By Joel Hall
With wine becoming more accessible and wine marketing changing to reach a more diverse audience, The Highway 138 Package Store and Arts Clayton are taking advantage of the drink's growing popularity to host a wine tasting to benefit the Arts Clayton mural project.
On Thursday, Nov. 8, from 6-9 p.m., Arts Clayton will host Carols & Cabernet, a holiday wine tasting which will feature a variety of wines from six different vendors, hors d'oeuvres, light jazz and holiday-themed music.
For a $10 contribution, tasters will be able to enjoy the gallery, sample food, and purchase items from the Mistletoe Market, a seasonal offering of holiday-inspired arts and crafts designed by Georgia artists.
Linda Summerlin, executive director of Arts Clayton, said this is the second holiday wine tasting the gallery and the package store have hosted together.
"We have learned that partnerships in the community are very important," said Summerlin. "I think that art and wine go together like apple pie and ice cream. The wine tastings that we've had have been very successful."
Brian Richards, wine consultant for The Highway 138 Package Store, organized the wine tasting, contacting the different distributors and booking the musical talent. He said wine is perfect for the holidays, because it offers something to everybody.
"I'm not a wine snob by any means," said Richards. "Wine is to be enjoyed with your friends and family.
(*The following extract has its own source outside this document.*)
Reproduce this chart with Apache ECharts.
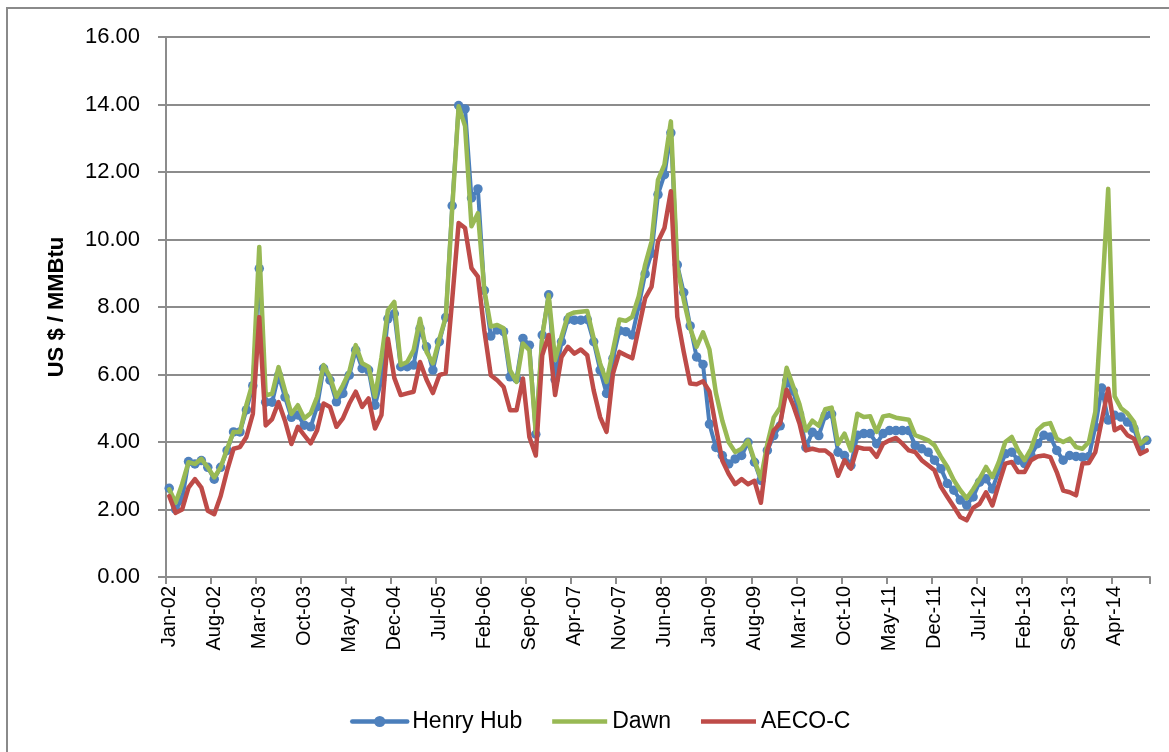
<!DOCTYPE html>
<html>
<head>
<meta charset="utf-8">
<title>Henry Hub / Dawn / AECO-C</title>
<script src="https://cdn.jsdelivr.net/npm/echarts@6/dist/echarts.min.js"></script>
<style>
    html, body { margin: 0; padding: 0; background: #fff; }
    #main { width: 1169px; height: 752px; }
</style>
</head>
<body>
<div id="main"></div>
<script>
    // month labels Jan-02 .. Sep-14
    const monthNames = ['Jan', 'Feb', 'Mar', 'Apr', 'May', 'Jun', 'Jul', 'Aug', 'Sep', 'Oct', 'Nov', 'Dec'];
    const months = [];
    for (let i = 0; i < 153; i++) {
        const yy = 2 + Math.floor(i / 12);
        months.push(monthNames[i % 12] + '-' + (yy < 10 ? '0' + yy : '' + yy));
    }

    const yTicks = [0, 2, 4, 6, 8, 10, 12, 14, 16];

    const henryHub = [
        2.63, 2.0, 2.3, 3.42, 3.35, 3.45, 3.25, 2.9, 3.25, 3.75, 4.3, 4.3, 4.95, 5.67, 9.14, 5.18, 5.18, 5.97, 5.33, 4.73,
        4.8, 4.5, 4.45, 5.05, 6.18, 5.83, 5.19, 5.44, 5.98, 6.72, 6.18, 6.13, 5.09, 5.83, 7.65, 7.8, 6.23, 6.23, 6.28, 7.36, 6.82, 6.13,
        6.97, 7.69, 11.0, 13.97, 13.87, 11.23, 11.5, 8.49, 7.14, 7.32, 7.27, 5.93, 5.88, 7.07, 6.87, 4.23, 7.17, 8.36, 5.85, 6.97, 7.63,
        7.61, 7.61, 7.63, 6.97, 6.13, 5.44, 6.48, 7.3, 7.27, 7.17, 8.03, 8.98, 9.59, 11.33, 11.92, 13.16, 9.25, 8.43, 7.44, 6.52, 6.3,
        4.53, 3.84, 3.6, 3.35, 3.5, 3.6, 3.99, 3.4, 2.86, 3.75, 4.19, 4.48, 5.81, 5.51, 4.83, 3.84, 4.29, 4.19, 4.78, 4.83, 3.7,
        3.6, 3.31, 4.2, 4.25, 4.25, 3.95, 4.25, 4.34, 4.34, 4.34, 4.34, 3.9, 3.8, 3.7, 3.46, 3.21, 2.77, 2.57, 2.28, 2.13, 2.37,
        2.81, 2.91, 2.61, 3.16, 3.65, 3.7, 3.46, 3.36, 3.6, 3.95, 4.2, 4.15, 3.75, 3.46, 3.6, 3.57, 3.55, 3.57, 4.45, 5.6, 4.65,
        4.79, 4.74, 4.59, 4.4, 3.85, 4.05
    ];

    const dawn = [
        2.6, 2.2, 2.75, 3.4, 3.35, 3.5, 3.25, 2.95, 3.25, 3.8, 4.3, 4.3, 5.1, 5.77, 9.78, 5.38, 5.43, 6.22, 5.52, 4.83,
        5.09, 4.7, 4.85, 5.34, 6.28, 5.93, 5.34, 5.68, 6.08, 6.87, 6.33, 6.23, 5.34, 6.5, 7.9, 8.15, 6.28, 6.37, 6.72, 7.65, 6.67, 6.33,
        7.05, 7.7, 10.9, 13.95, 13.36, 10.39, 10.78, 8.5, 7.42, 7.47, 7.37, 6.13, 5.78, 6.92, 6.72, 4.25, 7.12, 8.36, 6.43, 7.12, 7.76,
        7.84, 7.86, 7.88, 7.07, 6.33, 5.78, 6.72, 7.63, 7.59, 7.71, 8.31, 9.25, 9.94, 11.77, 12.22, 13.5, 9.2, 8.21, 7.37, 6.82, 7.25,
        6.74, 5.46, 4.63, 3.99, 3.7, 3.8, 4.04, 3.45, 2.91, 3.94, 4.73, 5.02, 6.2, 5.66, 5.12, 4.34, 4.63, 4.48, 4.97, 5.02, 3.94,
        4.25, 3.75, 4.84, 4.74, 4.76, 4.3, 4.76, 4.79, 4.72, 4.69, 4.66, 4.2, 4.13, 4.05, 3.9, 3.56, 3.26, 2.87, 2.57, 2.33, 2.6,
        2.91, 3.26, 2.96, 3.41, 4.0, 4.15, 3.75, 3.46, 3.8, 4.35, 4.52, 4.56, 4.1, 4.0, 4.1, 3.85, 3.8, 4.0, 4.9, 8.2, 11.5,
        5.35, 5.0, 4.85, 4.6, 3.95, 4.1
    ];

    const aeco = [
        2.4, 1.9, 2.0, 2.65, 2.9, 2.65, 1.96, 1.86, 2.4, 3.15, 3.8, 3.85, 4.15, 4.83, 7.7, 4.49, 4.68, 5.18, 4.63, 3.94,
        4.45, 4.2, 3.96, 4.35, 5.14, 5.04, 4.45, 4.7, 5.14, 5.49, 5.04, 5.29, 4.4, 4.8, 7.06, 5.9, 5.39, 5.44, 5.49, 6.37, 5.85, 5.45,
        5.98, 6.05, 8.21, 10.49, 10.34, 9.15, 8.9, 7.3, 5.98, 5.83, 5.63, 4.94, 4.94, 5.88, 4.15, 3.6, 6.57, 7.17, 5.39, 6.52, 6.82,
        6.62, 6.74, 6.57, 5.53, 4.74, 4.3, 6.03, 6.67, 6.57, 6.48, 7.37, 8.26, 8.6, 9.94, 10.34, 11.43, 7.71, 6.67, 5.73, 5.71, 5.8,
        5.5, 4.45, 3.45, 3.05, 2.75, 2.9, 2.75, 2.85, 2.2, 3.75, 4.35, 4.55, 5.55, 5.1, 4.55, 3.75, 3.8, 3.75, 3.75, 3.6, 3.0,
        3.46, 3.21, 3.85, 3.8, 3.8, 3.56, 3.95, 4.05, 4.12, 3.95, 3.75, 3.7, 3.46, 3.31, 3.16, 2.67, 2.37, 2.08, 1.78, 1.68, 2.05,
        2.17, 2.51, 2.12, 2.76, 3.36, 3.41, 3.11, 3.11, 3.46, 3.57, 3.6, 3.55, 3.11, 2.56, 2.51, 2.42, 3.36, 3.38, 3.7, 4.64, 5.58,
        4.35, 4.45, 4.2, 4.1, 3.65, 3.75
    ];

    const font = 'Liberation Sans, Arial, sans-serif';
    const gridColor = '#8c8c8c';
    // plain line icon for the series without markers
    const lineIcon = 'path://M0,0L55,0L55,4.5L0,4.5Z';

    const option = {
        animation: false,
        backgroundColor: '#fff',
        // outer chart border (only top and left visible in the crop)
        graphic: [{
            type: 'rect',
            shape: { x: 7, y: 8, width: 1300, height: 900 },
            style: { fill: 'none', stroke: '#8a8a8a', lineWidth: 2 },
            silent: true
        }],
        grid: { left: 166, right: 19, top: 37, bottom: 175, containLabel: false },
        legend: {
            left: 345,
            top: 705,
            itemWidth: 55,
            itemHeight: 14,
            itemGap: 30,
            textStyle: { fontFamily: font, fontSize: 23, color: '#000' },
            data: [
                { name: 'Henry Hub', lineStyle: { width: 4.5 } },
                { name: 'Dawn', icon: lineIcon },
                { name: 'AECO-C', icon: lineIcon }
            ]
        },
        xAxis: {
            type: 'category',
            data: months,
            boundaryGap: true,
            axisLine: { lineStyle: { color: gridColor, width: 2 } },
            axisTick: { show: true, interval: 6, length: 7, lineStyle: { color: gridColor, width: 2 } },
            axisLabel: {
                interval: 6,
                rotate: 90,
                margin: 9,
                fontFamily: font,
                fontSize: 20,
                color: '#000'
            },
            splitLine: { show: false }
        },
        yAxis: {
            type: 'value',
            min: yTicks[0],
            max: yTicks[yTicks.length - 1],
            interval: 2,
            name: 'US $ / MMBtu',
            nameLocation: 'middle',
            nameRotate: 90,
            nameGap: 98,
            nameTextStyle: { fontFamily: font, fontSize: 22, fontWeight: 'bold', color: '#000' },
            axisLine: { show: true, lineStyle: { color: gridColor, width: 2 } },
            axisTick: { show: true, length: 8, lineStyle: { color: gridColor, width: 2 } },
            axisLabel: {
                margin: 26,
                fontFamily: font,
                fontSize: 22,
                color: '#000',
                formatter: function (v) { return v.toFixed(2); }
            },
            splitLine: { lineStyle: { color: gridColor, width: 2 } }
        },
        series: [{
            name: 'Henry Hub',
            type: 'line',
            z: 1,
            data: henryHub,
            symbol: 'circle',
            symbolSize: 9.5,
            showSymbol: true,
            showAllSymbol: true,
            itemStyle: { color: '#4F81BD' },
            lineStyle: { color: '#4A7EBB', width: 4, join: 'round', cap: 'round' }
        }, {
            name: 'Dawn',
            type: 'line',
            z: 2,
            data: dawn,
            symbol: 'none',
            itemStyle: { color: '#98B954' },
            lineStyle: { color: '#98B954', width: 4.5, join: 'round', cap: 'round' }
        }, {
            name: 'AECO-C',
            type: 'line',
            z: 3,
            data: aeco,
            symbol: 'none',
            itemStyle: { color: '#BE4B48' },
            lineStyle: { color: '#BE4B48', width: 4.5, join: 'round', cap: 'round' }
        }]
    };

    const myChart = echarts.init(document.getElementById('main'));
    myChart.setOption(option);
</script>
</body>
</html>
I want everybody not to be intimidated by wine."
Richards said that wine experts from national distributors will have about five or six different wines each, including German-style white wines, dessert wines, and bold and dry cabernet sauvignon. He added that there would also be Gewürztraminer, which Richards describes as "the ultimate turkey wine," perfect with seasonal favorites, such as stuffing and sweet potatoes.
He said the number of wineries, as well as the selection of wines, have exploded in California since he was there in the 1980s. He said the result is the Georgia wine industry coming "full force" in the last 10 years, with wine bars becoming more common and wine tastings becoming more popular.
"The wine community is a real approachable thing," said Richards. "It's nothing that everyone can't enjoy. There are a lot of wineries that are catering to people with a wealthier lifestyle, but I think that there are a lot of people who are trying to reach a broader audience."
Kathleen Higgins, business manager of The Highway 138 Package Store, said, when the store opened six years ago, it hardly sold any wine. Now, because of the market, the store sells more than 1,000 types of wine, and the wine section takes up a third of the store's floor space.
Higgins said the wine tasting is a chance to "educate" people about different wine brands, well as a way to thank customers, many of whom are art patrons.
"It's a chance to browse the art with a glass of wine in your hand," said Higgins. "They can start enjoying themselves from the minute they walk in the door."
Arts Clayton is located at 136 South Main Street in Jonesboro.